Officers recovered the scissors from the scene, police said.
Border guards closed off some the entrances and exits to the Old City following the incident and cleared the areas surrounding them, pushing back bystanders.
In the past year and a half, the Old City, and the Damascus Gate in particular, has seen several attacks by Palestinians, and in one case a Jordanian national.
Earlier this month, an East Jerusalem man stabbed two Border Police officers near the Old City's Lions' Gate, moderately wounding them before they were able to shoot him.
Israel's security services believe that many of the stabbing and car-ramming attacks seen in recent years are not only ideologically motivated, but are a form of "suicide by cop," or "suicide by soldier."
Though a marked drop has been recorded by security officials in recent months, 40 Israelis, two Americans, a Palestinian and an Eritrean national have been killed in the spate of stabbing, car-ramming and shooting attacks that began a year and a half ago.

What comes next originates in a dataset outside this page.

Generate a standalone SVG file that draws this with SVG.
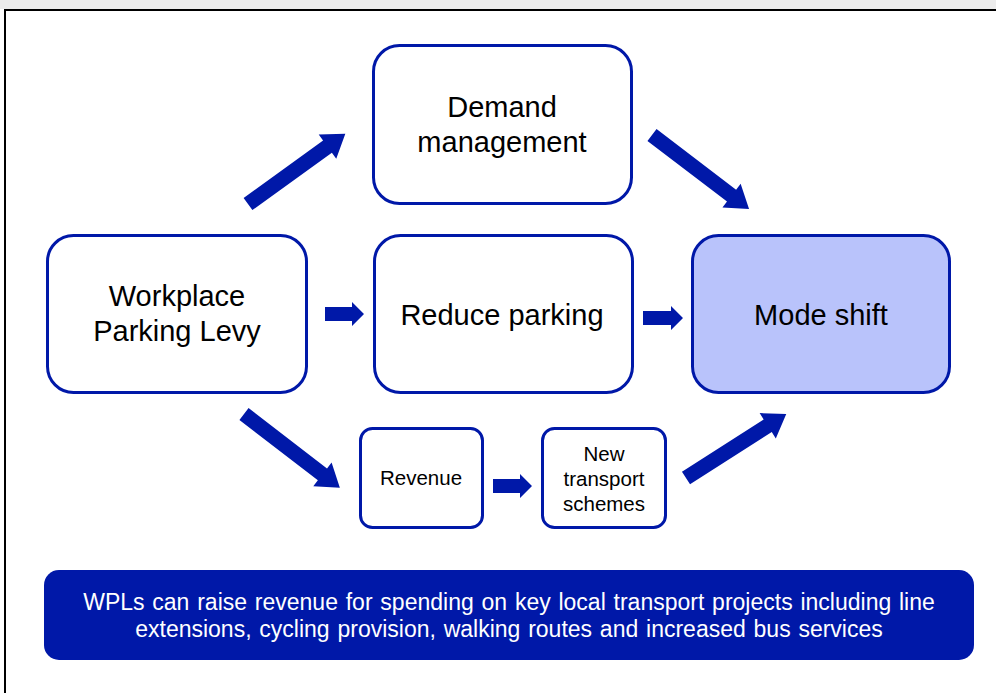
<svg xmlns="http://www.w3.org/2000/svg" width="996" height="693" viewBox="0 0 996 693">
<style>
.box{fill:#fff;stroke:#0018A8;stroke-width:3}
.hl{fill:#B9C3FB}
.t{font-family:"Liberation Sans",Arial,sans-serif;fill:#000;text-anchor:middle}
.big{font-size:29px}
.sm{font-size:20.5px}
.ban{font-family:"Liberation Sans",Arial,sans-serif;fill:#fff;font-size:23px;text-anchor:middle;word-spacing:1.4px}
.arr{fill:#0018A8}
</style>
<rect x="0" y="0" width="996" height="693" fill="#fff"/>
<rect x="0" y="0" width="996" height="9" fill="#ececec"/>
<path d="M5,693 V10 H996" fill="none" stroke="#000" stroke-width="2"/>
<g id="demand"><rect class="box" x="373.5" y="45.5" width="258" height="158" rx="26"/>
<text class="t big" x="502" y="117">Demand</text><text class="t big" x="502" y="152">management</text></g>
<g id="wpl"><rect class="box" x="47.5" y="235.5" width="259" height="157" rx="26"/>
<text class="t big" x="177" y="306">Workplace</text><text class="t big" x="177" y="341">Parking Levy</text></g>
<g id="reduce"><rect class="box" x="374.5" y="235.5" width="258" height="157" rx="26"/>
<text class="t big" x="502" y="325">Reduce parking</text></g>
<g id="mode"><rect class="box hl" x="692.5" y="235.5" width="257" height="157" rx="26"/>
<text class="t big" x="821" y="325">Mode shift</text></g>
<g id="revenue"><rect class="box" x="360.5" y="428.5" width="122" height="99" rx="12"/>
<text class="t sm" x="421" y="485">Revenue</text></g>
<g id="schemes"><rect class="box" x="542.5" y="428.5" width="123" height="99" rx="12"/>
<text class="t sm" x="604" y="461">New</text><text class="t sm" x="604" y="486">transport</text><text class="t sm" x="604" y="511">schemes</text></g>
<g id="banner"><rect x="44" y="570" width="930" height="90" rx="15" fill="#0018A8"/>
<text class="ban" x="509" y="610">WPLs can raise revenue for spending on key local transport projects including line</text>
<text class="ban" x="509" y="637">extensions, cycling provision, walking routes and increased bus services</text></g>
<g id="connectors">
<polygon class="arr" transform="translate(248,204) rotate(-35.8)" points="0,-7.5 98,-7.5 98,-15 120,0 98,15 98,7.5 0,7.5"/>
<polygon class="arr" transform="translate(652,135) rotate(37.3)" points="0,-7.5 100,-7.5 100,-15 122,0 100,15 100,7.5 0,7.5"/>
<polygon class="arr" transform="translate(244,414) rotate(37.6)" points="0,-7.5 99,-7.5 99,-15 121,0 99,15 99,7.5 0,7.5"/>
<polygon class="arr" transform="translate(686,478) rotate(-32.6)" points="0,-7.5 97,-7.5 97,-15 119,0 97,15 97,7.5 0,7.5"/>
<polygon class="arr" points="325,307 352,307 352,302 364,314 352,326 352,321 325,321"/>
<polygon class="arr" points="643,311 671,311 671,306 683,318 671,330 671,325 643,325"/>
<polygon class="arr" points="493,479 520,479 520,474 532,486 520,498 520,493 493,493"/>
</g>
</svg>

According to AFP figures, some 250 Palestinians, a Jordanian and a Sudanese migrant have also been killed, most of them in the course of carrying out attacks, Israel says, and many of the others in clashes with troops in the West Bank and at the Gaza border, as well as in Israeli airstrikes in the Gaza Strip in response to rocket attacks.
The spate of Palestinian attacks that began in October 2015 was dubbed the "lone wolf" intifada, as many of the attacks were carried out by individuals who were not connected to any terror group.